Notice & Comment

Applying Math to Originalism (or a “Mad Scientist” Idea)

There are different types of law review articles.  But over the years I have had a handful that I call my “mad scientist” papers. These papers spring from ideas that honestly seem a bit preposterous when they come into my mind but have enough heft that I play around with them to see if they write.* 

For example, one of my first articles argued that Erie Railroad Co. v. Tompkins should be understood as a nondelegation case; after all, if Congress gave the President carte blanche power to create rules governing contract or tort disputes between citizens of different States, surely that would be too much delegated legislative power, right?  Why should federal courts be different? That idea seemed off-the-wall when I first thought it, but also interesting enough to write about. 
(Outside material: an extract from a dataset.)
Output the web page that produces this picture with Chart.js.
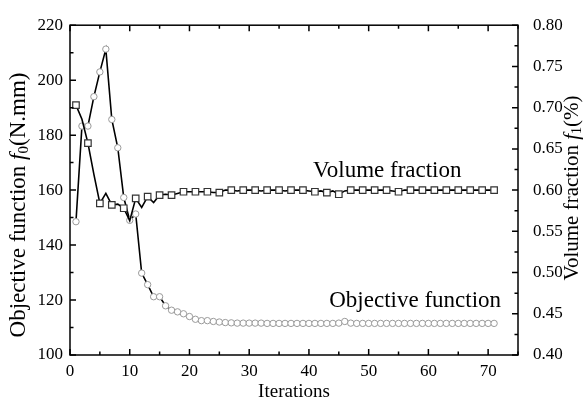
<!DOCTYPE html>
<html>
<head>
<meta charset="utf-8">
<script src="https://cdn.jsdelivr.net/npm/chart.js@4.4.1/dist/chart.umd.min.js"></script>
<style>
  html, body { margin: 0; padding: 0; background: #fff; }
  #wrap { width: 585px; height: 406px; position: relative; }
</style>
</head>
<body>
<div id="wrap"><canvas id="chart"></canvas></div>
<script>
const iterations = [1, 2, 3, 4, 5, 6, 7, 8, 9, 10, 11, 12, 13, 14, 15, 16, 17, 18, 19, 20,
    21, 22, 23, 24, 25, 26, 27, 28, 29, 30, 31, 32, 33, 34, 35, 36, 37, 38, 39, 40,
    41, 42, 43, 44, 45, 46, 47, 48, 49, 50, 51, 52, 53, 54, 55, 56, 57, 58, 59, 60,
    61, 62, 63, 64, 65, 66, 67, 68, 69, 70, 71];

const objectiveValues = [148.5, 183.3, 183.3, 194.0, 203.0, 211.3, 185.7, 175.4, 157.3, 149.0,
    151.3, 129.8, 125.6, 121.2, 121.2, 117.9, 116.3, 115.7, 115.0, 114.0,
    113.0, 112.5, 112.5, 112.2, 112.0, 111.8, 111.7, 111.6, 111.6, 111.6,
    111.6, 111.6, 111.5, 111.5, 111.5, 111.5, 111.5, 111.5, 111.5, 111.5,
    111.5, 111.5, 111.5, 111.5, 111.6, 112.2, 111.6, 111.5, 111.5, 111.5,
    111.5, 111.5, 111.5, 111.5, 111.5, 111.5, 111.5, 111.5, 111.5, 111.5,
    111.5, 111.5, 111.5, 111.5, 111.5, 111.5, 111.5, 111.5, 111.5, 111.5, 111.5];

const volumeValues = [0.703, 0.686, 0.657, 0.619, 0.584, 0.596, 0.582, 0.583, 0.578, 0.563,
    0.590, 0.579, 0.592, 0.585, 0.594, 0.595, 0.594, 0.596, 0.598, 0.598,
    0.598, 0.598, 0.598, 0.597, 0.597, 0.600, 0.600, 0.599, 0.600, 0.600,
    0.600, 0.599, 0.600, 0.600, 0.600, 0.599, 0.600, 0.600, 0.600, 0.599,
    0.598, 0.599, 0.597, 0.599, 0.595, 0.599, 0.600, 0.600, 0.600, 0.600,
    0.600, 0.600, 0.600, 0.599, 0.598, 0.600, 0.600, 0.600, 0.600, 0.600,
    0.600, 0.600, 0.600, 0.600, 0.600, 0.600, 0.600, 0.600, 0.600, 0.600, 0.600];

const xTicks = [0, 10, 20, 30, 40, 50, 60, 70];
const leftTicks = [100, 120, 140, 160, 180, 200, 220];
const rightTicks = [0.40, 0.45, 0.50, 0.55, 0.60, 0.65, 0.70, 0.75, 0.80];

const SERIF = '"Liberation Serif", "Times New Roman", serif';

// inward ticks + closed frame, like the Origin style plot
const frameTicks = {
    id: 'frameTicks',
    afterDraw(chart) {
        const { ctx, chartArea: a, scales } = chart;
        const x = scales.x, y = scales.y, y1 = scales.y1;
        ctx.save();
        ctx.strokeStyle = '#000';
        ctx.lineWidth = 1.5;
        ctx.strokeRect(a.left, a.top, a.right - a.left, a.bottom - a.top);

        ctx.beginPath();
        for (let v = 0; v <= 75; v += 5) {
            const px = x.getPixelForValue(v);
            const len = v % 10 === 0 ? 6 : 3.5;
            ctx.moveTo(px, a.bottom); ctx.lineTo(px, a.bottom - len);
            ctx.moveTo(px, a.top); ctx.lineTo(px, a.top + len);
        }
        for (let v = 100; v <= 220; v += 10) {
            const py = y.getPixelForValue(v);
            const len = v % 20 === 0 ? 6 : 3.5;
            ctx.moveTo(a.left, py); ctx.lineTo(a.left + len, py);
        }
        for (let i = 0; i <= 16; i++) {
            const v = 0.4 + i * 0.025;
            const py = y1.getPixelForValue(v);
            const len = i % 2 === 0 ? 6 : 3.5;
            ctx.moveTo(a.right, py); ctx.lineTo(a.right - len, py);
        }
        ctx.stroke();
        ctx.restore();
    }
};

function drawPieces(ctx, pieces, cx, cy) {
    let total = 0;
    pieces.forEach(p => { ctx.font = p.font; total += ctx.measureText(p.text).width; });
    let pos = cx - total / 2;
    pieces.forEach(p => {
        ctx.font = p.font;
        ctx.fillText(p.text, pos, cy + (p.dy || 0));
        pos += ctx.measureText(p.text).width;
    });
}

const textLayer = {
    id: 'textLayer',
    afterDraw(chart) {
        const { ctx, chartArea: a, scales } = chart;
        ctx.save();
        ctx.fillStyle = '#000';
        ctx.textBaseline = 'middle';
        ctx.textAlign = 'left';

        // x title
        drawPieces(ctx, [{ text: 'Iterations', font: '19px ' + SERIF }], (a.left + a.right) / 2, 392);

        // left title
        ctx.save();
        ctx.translate(19, 205);
        ctx.rotate(-Math.PI / 2);
        drawPieces(ctx, [
            { text: 'Objective function ', font: '23px ' + SERIF },
            { text: 'f', font: 'italic 23px ' + SERIF },
            { text: '0', font: '15px ' + SERIF, dy: 5 },
            { text: '(N.mm)', font: '23px ' + SERIF }
        ], 0, 0);
        ctx.restore();

        // right title
        ctx.save();
        ctx.translate(572, 188);
        ctx.rotate(-Math.PI / 2);
        drawPieces(ctx, [
            { text: 'Volume fraction ', font: '21px ' + SERIF },
            { text: 'f', font: 'italic 21px ' + SERIF },
            { text: '1', font: '14px ' + SERIF, dy: 5 },
            { text: '(%)', font: '21px ' + SERIF }
        ], 0, 0);
        ctx.restore();

        // series annotations
        ctx.font = '23px ' + SERIF;
        ctx.fillText('Volume fraction', scales.x.getPixelForValue(40.7), scales.y1.getPixelForValue(0.623));
        ctx.fillText('Objective function', scales.x.getPixelForValue(43.4), scales.y.getPixelForValue(119.6));
        ctx.restore();
    }
};

new Chart(document.getElementById('chart'), {
    type: 'line',
    data: {
        datasets: [
            {
                label: 'Volume fraction',
                data: iterations.map((it, i) => ({ x: it, y: volumeValues[i] })),
                yAxisID: 'y1',
                borderColor: '#000',
                borderWidth: 1.6,
                pointStyle: 'rect',
                pointRadius: c => (c.dataIndex % 2 === 0 ? 4.6 : 0),
                pointBackgroundColor: '#fff',
                pointBorderColor: '#333',
                pointBorderWidth: 1.2,
                tension: 0
            },
            {
                label: 'Objective function',
                data: iterations.map((it, i) => ({ x: it, y: objectiveValues[i] })),
                yAxisID: 'y',
                borderColor: '#000',
                borderWidth: 1.6,
                pointStyle: 'circle',
                pointRadius: 3.2,
                pointBackgroundColor: '#fff',
                pointBorderColor: '#9a9a9a',
                pointBorderWidth: 1,
                tension: 0
            }
        ]
    },
    options: {
        responsive: true,
        maintainAspectRatio: false,
        animation: false,
        layout: { padding: { top: 20 } },
        plugins: {
            legend: { display: false },
            tooltip: { enabled: false }
        },
        scales: {
            x: {
                type: 'linear',
                min: 0,
                max: 75,
                grid: { display: false, drawTicks: false },
                border: { display: false },
                afterBuildTicks: s => { s.ticks = xTicks.map(v => ({ value: v })); },
                afterFit: s => { s.height = 51; },
                ticks: {
                    color: '#000',
                    padding: 6,
                    maxRotation: 0,
                    font: { family: SERIF, size: 17 }
                }
            },
            y: {
                position: 'left',
                min: 100,
                max: 220,
                grid: { display: false, drawTicks: false },
                border: { display: false },
                afterBuildTicks: s => { s.ticks = leftTicks.map(v => ({ value: v })); },
                afterFit: s => { s.width = 70; },
                ticks: {
                    color: '#000',
                    padding: 7,
                    font: { family: SERIF, size: 17 }
                }
            },
            y1: {
                position: 'right',
                min: 0.4,
                max: 0.8,
                grid: { display: false, drawTicks: false },
                border: { display: false },
                afterBuildTicks: s => { s.ticks = rightTicks.map(v => ({ value: v })); },
                afterFit: s => { s.width = 67; },
                ticks: {
                    color: '#000',
                    padding: 15,
                    font: { family: SERIF, size: 17 },
                    callback: v => Number(v).toFixed(2)
                }
            }
        }
    },
    plugins: [frameTicks, textLayer]
});
</script>
</body>
</html>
Later, I remember thinking about Seminole Rock deference, and then out of the blue I wondered whether Chenery II was a “substitute” doctrine such that, if the Court were to overrule Seminole Rock, agencies could substitute away from ambiguous rules in favor of adjudication, i.e., no rules at all. After batting the idea around, I wrote it up.   A few years later, I wondered – again, out of the blue – whether ossification sometimes is a good thing for regulators because it allows them to make credible commitments, thus inducing long-term investment. After laughing at first (how could ossification be good for agencies?), I wrote that paper, too, because after thinking about it and talking it through with smart people, I didn’t see any obvious flaw in the theory. Several years later still, I wondered whether Chevron deference may be problematic not (just) because it enabled agency to act too aggressively with respect to big problems, but also because it created a collective-action problem with Congress that discouraged both Congress and agencies from solving small problems. So, I wrote article, too.
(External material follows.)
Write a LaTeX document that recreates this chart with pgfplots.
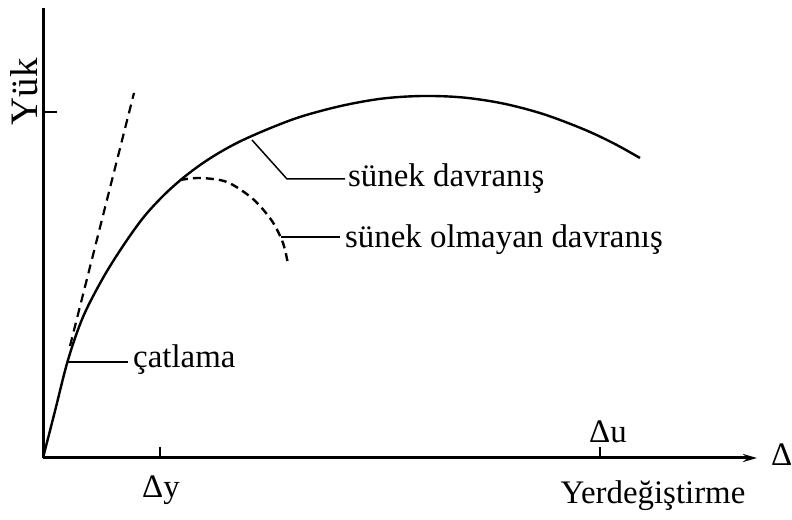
\documentclass[border=0pt]{standalone}
\usepackage{fontspec}
\setmainfont{Liberation Serif}
\usepackage{pgfplots}
\pgfplotsset{compat=1.18}
\usetikzlibrary{arrows.meta}

\begin{document}
\begin{tikzpicture}[font=\fontsize{33}{39}\selectfont]
\begin{axis}[
  x=1bp, y=1bp,
  xmin=-43, xmax=749, ymin=-62, ymax=458,
  hide axis, clip=false,
]
% load--displacement curves
\addplot[black, line width=2.4bp, smooth, tension=0.55] coordinates {
  (0,0) (12,47) (25,98) (40,141) (60,180) (80,212) (100,240) (120,262)
  (140,280) (160,295) (180,307.5) (200,318) (230,331) (260,342) (300,352.5)
  (340,359.5) (380,362) (420,360.5) (460,354.5) (500,344) (540,329)
  (570,315) (597,300)
};
\addplot[black, line width=2.4bp, dash pattern=on 8bp off 5bp, smooth, tension=0.5] coordinates {
  (137,278) (157,280) (184,276) (210,259) (229,237) (240,215) (245,194)
};
% initial stiffness line
\addplot[black, line width=2.2bp, dash pattern=on 9bp off 6bp] coordinates {
  (27,112) (91,365)
};

% axes
\draw[line width=3bp, -{Stealth[length=14bp,width=8bp]}] (axis cs:0,0) -- (axis cs:714,0);
\draw[line width=3bp] (axis cs:0,0) -- (axis cs:0,450);
\draw[line width=1.5bp] (axis cs:0,346) -- (axis cs:14,346);
\draw[line width=1.5bp] (axis cs:117,0) -- (axis cs:117,11);
\draw[line width=1.5bp] (axis cs:557,0) -- (axis cs:557,11);

% leaders
\draw[line width=1.5bp] (axis cs:25,96) -- (axis cs:85,96);
\draw[line width=1.5bp] (axis cs:209,318) -- (axis cs:244,279) -- (axis cs:302,279);
\draw[line width=1.5bp] (axis cs:238,221) -- (axis cs:297,221);

% labels
\node[anchor=west, inner sep=0] at (axis cs:90,98) {çatlama};
\node[anchor=west, inner sep=0] at (axis cs:305,279) {sünek davranış};
\node[anchor=west, inner sep=0] at (axis cs:302,218) {sünek olmayan davranış};
\node[rotate=90, font=\fontsize{39}{45}\selectfont] at (axis cs:-19,366) {Yük};
\node at (axis cs:118,-32) {Δy};
\node at (axis cs:565,26) {Δu};
\node at (axis cs:610,-38) {Yerdeğiştirme};
\node[anchor=west, inner sep=0] at (axis cs:728,3) {Δ};

\coordinate (BL) at (axis cs:-43,-62);
\coordinate (TR) at (axis cs:749,458);
\end{axis}
\pgfresetboundingbox
\useasboundingbox (BL) rectangle (TR);
\end{tikzpicture}
\end{document}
These are “mad scientist” ideas — ideas that may be right but, if not, at least hopefully are wrong in interesting ways.

In that spirit, I’m pleased to announce my latest “mad scientist” ideaAggregating Original Meaning, forthcoming in the Columbia Law Review. This is an idea that has been gnawing at me for years and I’m pleased to finally see it written down.

Here’s the abstract:

Public-meaning originalism—the theory that the meaning of legal texts, including the U.S. Constitution, is fixed when authoritatively adopted and binding until authoritatively changed—is ascendant. Although scholars debate this theory, a majority of U.S. Supreme Court Justices describe themselves as originalists and advocates increasingly advance arguments sounding in public-meaning originalism. And even jurists who are not originalists often recognize history’s relevance.
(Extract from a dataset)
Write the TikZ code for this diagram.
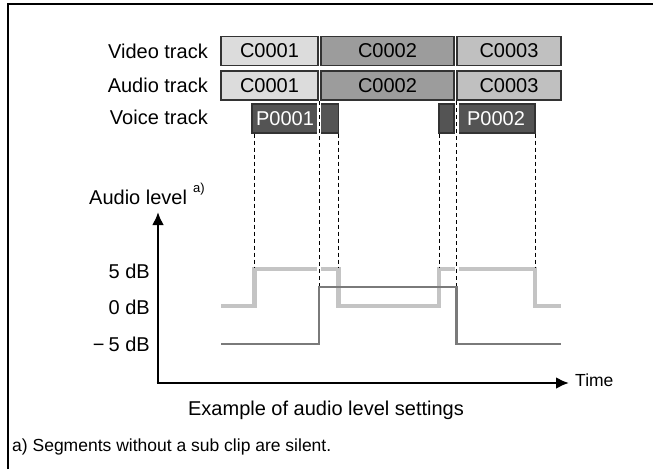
\documentclass[tikz,border=0pt]{standalone}
\usepackage{fontspec}
\setmainfont{Liberation Sans}
\usetikzlibrary{arrows.meta}
\definecolor{clipA}{HTML}{DCDCDC}
\definecolor{clipB}{HTML}{9C9C9C}
\definecolor{clipC}{HTML}{C0C0C0}
\definecolor{voicefill}{HTML}{545454}
\definecolor{edgecol}{HTML}{333333}
\definecolor{lightlvl}{HTML}{C4C4C4}
\definecolor{darklvl}{HTML}{7A7A7A}
\begin{document}
\begin{tikzpicture}[x=1pt,y=-1pt,
  font=\fontsize{20}{24}\selectfont,
  clipbox/.style={draw=edgecol, line width=1.2pt, minimum height=29pt, inner sep=0pt, anchor=center},
  voicebox/.style={clipbox, fill=voicefill, text=white},
  lab/.style={inner sep=0pt},
  small/.style={font=\fontsize{17.5}{21}\selectfont},
  guide/.style={black, line width=0.8pt, dash pattern=on 4pt off 3pt},
  guidecut/.style={guide, preaction={draw=white, line width=4pt, solid}},
  lightcurve/.style={lightlvl, line width=4.5pt},
  darkcurve/.style={darklvl, line width=2.5pt},
  axis/.style={black, line width=2.6pt, -{Latex[length=13pt,width=12pt]}}]
\useasboundingbox (0,0) rectangle (653,469);
\draw[line width=2.2pt] (8,469) -- (8,4) -- (653,4);

% track labels
\node[lab, anchor=east] (tv) at (208,51) {Video track};
\node[lab, anchor=east] (ta) at (208,85) {Audio track};
\node[lab, anchor=east] (tc) at (208,117) {Voice track};

% clips
\node[clipbox, fill=clipA, minimum width=97pt]  (v1) at (269.5,51) {C0001};
\node[clipbox, fill=clipB, minimum width=133pt] (v2) at (387.5,51) {C0002};
\node[clipbox, fill=clipC, minimum width=104pt] (v3) at (509,51) {C0003};
\node[clipbox, fill=clipA, minimum width=97pt]  (a1) at (269.5,85.5) {C0001};
\node[clipbox, fill=clipB, minimum width=133pt] (a2) at (387.5,85.5) {C0002};
\node[clipbox, fill=clipC, minimum width=104pt] (a3) at (509,85.5) {C0003};
\node[voicebox, minimum width=66pt] (p1) at (285,118.5) {P0001};
\node[voicebox, minimum width=19pt] (s1) at (329,118.5) {};
\node[voicebox, minimum width=15pt] (s2) at (446.5,118.5) {};
\node[voicebox, minimum width=78pt] (p2) at (496,118.5) {P0002};

% curve points
\coordinate (l0) at (221,306);
\coordinate (l1) at (254.5,269);
\coordinate (l2) at (338.5,306);
\coordinate (l3) at (439,269);
\coordinate (l4) at (535,306);
\coordinate (l5) at (561,306);
\coordinate (d0) at (221,344);
\coordinate (d1) at (319,287);
\coordinate (d2) at (456.5,344);
\coordinate (d3) at (561,344);

\draw[lightcurve] (l0) -| (l1) -| (l2) -| (l3) -| (l4) -- (l5);

% guides
\coordinate (g1) at (254.5,266.8);
\coordinate (g3) at (338.5,266.8);
\coordinate (g4) at (439,266.8);
\coordinate (g6) at (535,266.8);
\coordinate (c2) at (319,101);
\coordinate (c5) at (456.5,101);
\draw[guide] (p1.south -| g1) -- (g1);
\draw[guide] (s1.south -| g3) -- (g3);
\draw[guide] (s2.south -| g4) -- (g4);
\draw[guide] (p2.south -| g6) -- (g6);
\draw[guidecut] (c2) -- (d1);
\draw[guidecut] (c5) -- (d2 |- d1);

\draw[darkcurve] (d0) -| (d1) -| (d2) -- (d3);

% axes
\coordinate (o) at (158,383);
\coordinate (ytip) at (158,212);
\coordinate (xtip) at (569,383);
\draw[axis] (o) -- (ytip);
\draw[axis] ([xshift=-1.3pt]o) -- (xtip);

\node[lab, anchor=west] (al) at (89,197) {Audio level};
\node[lab, anchor=west, font=\fontsize{13}{15}\selectfont] (alsup) at (193,189) {a)};
\node[lab, anchor=east] (y5) at (150,271) {5 dB};
\node[lab, anchor=east] (y0) at (150,307.5) {0 dB};
\node[lab, anchor=east] (ym) at (150,344.5) {−\hspace{4pt}5 dB};
\node[lab, anchor=west, small] (tm) at (575,380) {Time};
\node[lab] (cap) at (326,410) {Example of audio level settings};
\node[lab, anchor=west, small] (fn) at (12,447) {a) Segments without a sub clip are silent.};
\end{tikzpicture}
\end{document}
The Court, however, has overlooked a conceptual puzzle—and so has everyone else: What should originalists do when deciding a case with multiple steps, each requiring its own originalist analysis? For example, courts routinely decide what a constitutional provision means and whether it has been incorporated against the States. Courts also determine whether a right has been violated and what the remedy should be. And courts often decide whether the Constitution creates a power and how to apply it to “edge” cases. Because finding original-public meaning is difficult, however, judges cannot be certain they have resolved each step correctly. Nonetheless, after resolving one step, they proceed to the next step as if resolution of the first was certain. Such inattention to possible error runs headlong into the mathematical concept of aggregation, which requires using the product rule or conditional probability when assessing the likelihood that multiple claims are true.

This Article introduces aggregation into the originalist literature and demonstrates how the premises of public-meaning originalism support accounting for aggregate uncertainty. Yet although aggregation may help judges reach decisions more consistent with original meaning, its disruptiveness also heightens the significance of many other concepts and debates, such as what it means to “prove” the law, the strength of stare decisis, the scope of construction, the validity of liquidation and tradition, the legitimacy of compensating adjustments to offset non-originalist precedent, and the value of corpus linguistics. Aggregation, however, should be more than just disruptive. Rather, it may add at least some additional stability to the law by shoring up familiar features of constitutional doctrines that originalists thus far have struggled to defend, including the presumption of constitutionality, clear-statement rules, and hybrid rights.

Constitutional theory is not my usual field, but the paper has a lot of applications for admin law. 

Here is the full draft. The article won’t be published until later this year (or early next year), so lots of time to incorporate comments. I’m excited about this idea — even if it is a bit mad.

* Most don’t.  But I often reflect on this observation from Frank Easterbrook (that I first read via Will Baude): “A free mind is apt to err – most mutations in thought, as well as in genes, are neutral or harmful – but .… [h]igh risk probably is an essential ingredient of high gain.”